(Directions for this task) Only the lines from the start of the data through the line containing "20.4, 21.8, 22.3];" should be written out, exactly as they are, with both ends included and the pictures left out.

(Provided data)
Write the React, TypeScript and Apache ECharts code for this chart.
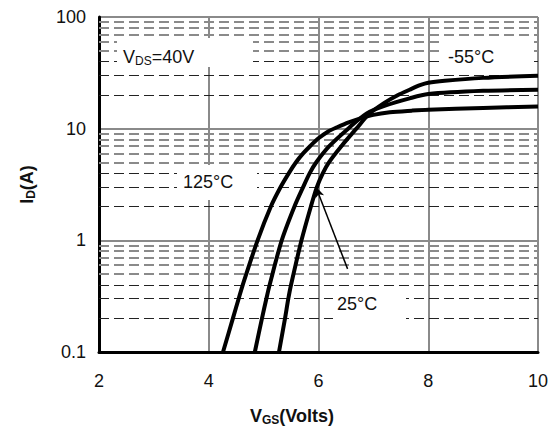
import React, { useEffect, useRef } from "react";
import * as echarts from "echarts";

const FONT = '"Liberation Sans", Arial, sans-serif';

// Transfer characteristics, ID (A) vs VGS (V)
const vgs125 = [4.26, 4.44, 4.545, 4.62, 4.89, 5.13, 5.31, 5.46, 5.59, 5.72, 5.85, 6.0, 6.17, 6.34, 6.55, 6.75, 7.0, 7.3, 7.7, 8, 9, 10];
const id125 = [0.1, 0.2, 0.3, 0.4, 1, 2, 3, 4, 5, 6, 7, 8.2, 9.4, 10.3, 11.4, 12.3, 13.3, 14.0, 14.5, 14.8, 15.3, 15.8];

const vgs25 = [4.84, 4.97, 5.05, 5.11, 5.33, 5.56, 5.72, 5.84, 5.96, 6.2, 6.54, 6.88, 7.2, 7.66, 8, 9, 10];
const id25 = [0.1, 0.2, 0.3, 0.4, 1, 2, 3, 4, 5, 7, 10, 13.7, 16, 18.7, 20.4, 21.8, 22.3];

const vgsM55 = [5.28, 5.39, 5.45, 5.5, 5.69, 5.86, 5.97, 6.08, 6.19, 6.42, 6.69, 6.92, 7.2, 7.45, 7.66, 7.85, 8, 8.3, 9, 10];
const idM55 = [0.1, 0.2, 0.3, 0.4, 1, 2, 3, 4, 5, 7, 10, 13.5, 17, 20, 22.3, 24.5, 25.8, 26.9, 28.5, 29.8];

const decades = [0.1, 1, 10];
const minorDark = [2, 3, 4];
const minorGray = [5, 6, 7, 8, 9];

// Arrow annotation for 25°C label (data coords)
const arrowFrom = [6.53, 0.555];
const arrowTo = [5.95, 3.03];

const zip = (xs: number[], ys: number[]) => xs.map((x, i) => [x, ys[i]]);

export default function App() {
  const ref = useRef<HTMLDivElement>(null);
  useEffect(() => {
    const chart = echarts.init(ref.current!, null, { renderer: "svg" });
    const minorLines: any[] = [];
    decades.forEach((d) => {
      minorDark.forEach((k) =>
        minorLines.push({
          yAxis: +(k * d).toPrecision(3),
          lineStyle: { color: "#222", width: 1, type: [10, 5] },
        })
      );
      minorGray.forEach((k) =>
        minorLines.push({
          yAxis: +(k * d).toPrecision(3),
          lineStyle: { color: "#8a8a8a", width: 1.8, type: [10, 5] },
        })
      );
    });
    const curve = (name: string, xs: number[], ys: number[], extra: any = {}) => ({
      type: "line",
      name,
      data: zip(xs, ys),
      smooth: 0.3,
      symbol: "none",
      z: 3,
      lineStyle: { color: "#000", width: 4 },
      ...extra,
    });
    const textStyle = { fontFamily: FONT, fontSize: 18, fill: "#111" };
    const nameRich = {
      a: { fontFamily: FONT, fontSize: 18, fontWeight: "bold", color: "#111", lineHeight: 20 },
      b: { fontFamily: FONT, fontSize: 12, fontWeight: "bold", color: "#111", lineHeight: 11, verticalAlign: "bottom" },
    };
    chart.setOption({
      animation: false,
      grid: { left: 99, right: 14, top: 17, bottom: 79, containLabel: false, outerBoundsMode: "none" },
      xAxis: {
        type: "value",
        min: 2,
        max: 10,
        interval: 2,
        name: "{a|V}{b|GS}{a|(Volts)}",
        nameLocation: "middle",
        nameGap: 54,
        nameTextStyle: { padding: [0, 53, 0, 0], rich: nameRich },
        axisLine: { show: true, onZero: false, lineStyle: { color: "#000", width: 3 } },
        axisTick: { show: false },
        axisLabel: { fontFamily: FONT, fontSize: 18, color: "#111", margin: 20 },
        splitLine: { show: true, lineStyle: { color: "#8a8a8a", width: 2 } },
      },
      yAxis: {
        type: "log",
        logBase: 10,
        min: 0.1,
        max: 100,
        name: "{a|I}{b|D}{a|(A)}",
        nameLocation: "middle",
        nameGap: 62,
        nameTextStyle: { rich: nameRich },
        axisLine: { show: true, lineStyle: { color: "#000", width: 3 } },
        axisTick: { show: false },
        axisLabel: { fontFamily: FONT, fontSize: 18, color: "#111", margin: 13 },
        splitLine: { show: true, lineStyle: { color: "#8a8a8a", width: 2 } },
        minorSplitLine: { show: false },
      },
      series: [
        {
          type: "line",
          data: [],
          z: 1,
          silent: true,
          markLine: {
            z: 1,
            silent: true,
            symbol: ["none", "none"],
            label: { show: false },
            data: minorLines,
          },
        },
        curve("125°C", vgs125, id125),
        curve("25°C", vgs25, id25),
        curve("-55°C", vgsM55, idM55, {
          markLine: {
            z: 6,
            silent: true,
            symbol: ["none", "arrow"],
            symbolSize: [7, 11],
            label: { show: false },
            lineStyle: { color: "#000", width: 1.5, type: "solid" },
            data: [[{ coord: arrowFrom }, { coord: arrowTo }]],
          },
        }),
      ],
      graphic: [
        { type: "rect", z: 10, silent: true, shape: { x: 117, y: 38, width: 136, height: 29 }, style: { fill: "#fff" } },
        { type: "rect", z: 10, silent: true, shape: { x: 441, y: 38, width: 89, height: 29 }, style: { fill: "#fff" } },
        { type: "rect", z: 10, silent: true, shape: { x: 177, y: 165, width: 80, height: 35 }, style: { fill: "#fff" } },
        { type: "rect", z: 10, silent: true, shape: { x: 333, y: 290, width: 73, height: 40 }, style: { fill: "#fff" } },
        {
          type: "text",
          z: 11,
          x: 123,
          y: 57,
          style: {
            text: "{a|V}{b|DS}{a|=40V}",
            verticalAlign: "middle",
            rich: {
              a: { fontFamily: FONT, fontSize: 18, fill: "#111", lineHeight: 20 },
              b: { fontFamily: FONT, fontSize: 12, fill: "#111", lineHeight: 11, verticalAlign: "bottom" },
            },
          },
        },
        { type: "text", z: 11, x: 448, y: 57, style: { ...textStyle, text: "-55°C", verticalAlign: "middle" } },
        { type: "text", z: 11, x: 183, y: 182, style: { ...textStyle, text: "125°C", verticalAlign: "middle" } },
        { type: "text", z: 11, x: 337, y: 304, style: { ...textStyle, text: "25°C", verticalAlign: "middle" } },
      ],
    });
    return () => chart.dispose();
  }, []);
  return <div ref={ref} style={{ position: "absolute", left: 0, top: 0, width: 552, height: 431 }} />;
}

(The reply)
Write the React, TypeScript and Apache ECharts code for this chart.
import React, { useEffect, useRef } from "react";
import * as echarts from "echarts";

const FONT = '"Liberation Sans", Arial, sans-serif';

// Transfer characteristics, ID (A) vs VGS (V)
const vgs125 = [4.26, 4.44, 4.545, 4.62, 4.89, 5.13, 5.31, 5.46, 5.59, 5.72, 5.85, 6.0, 6.17, 6.34, 6.55, 6.75, 7.0, 7.3, 7.7, 8, 9, 10];
const id125 = [0.1, 0.2, 0.3, 0.4, 1, 2, 3, 4, 5, 6, 7, 8.2, 9.4, 10.3, 11.4, 12.3, 13.3, 14.0, 14.5, 14.8, 15.3, 15.8];

const vgs25 = [4.84, 4.97, 5.05, 5.11, 5.33, 5.56, 5.72, 5.84, 5.96, 6.2, 6.54, 6.88, 7.2, 7.66, 8, 9, 10];
const id25 = [0.1, 0.2, 0.3, 0.4, 1, 2, 3, 4, 5, 7, 10, 13.7, 16, 18.7, 20.4, 21.8, 22.3];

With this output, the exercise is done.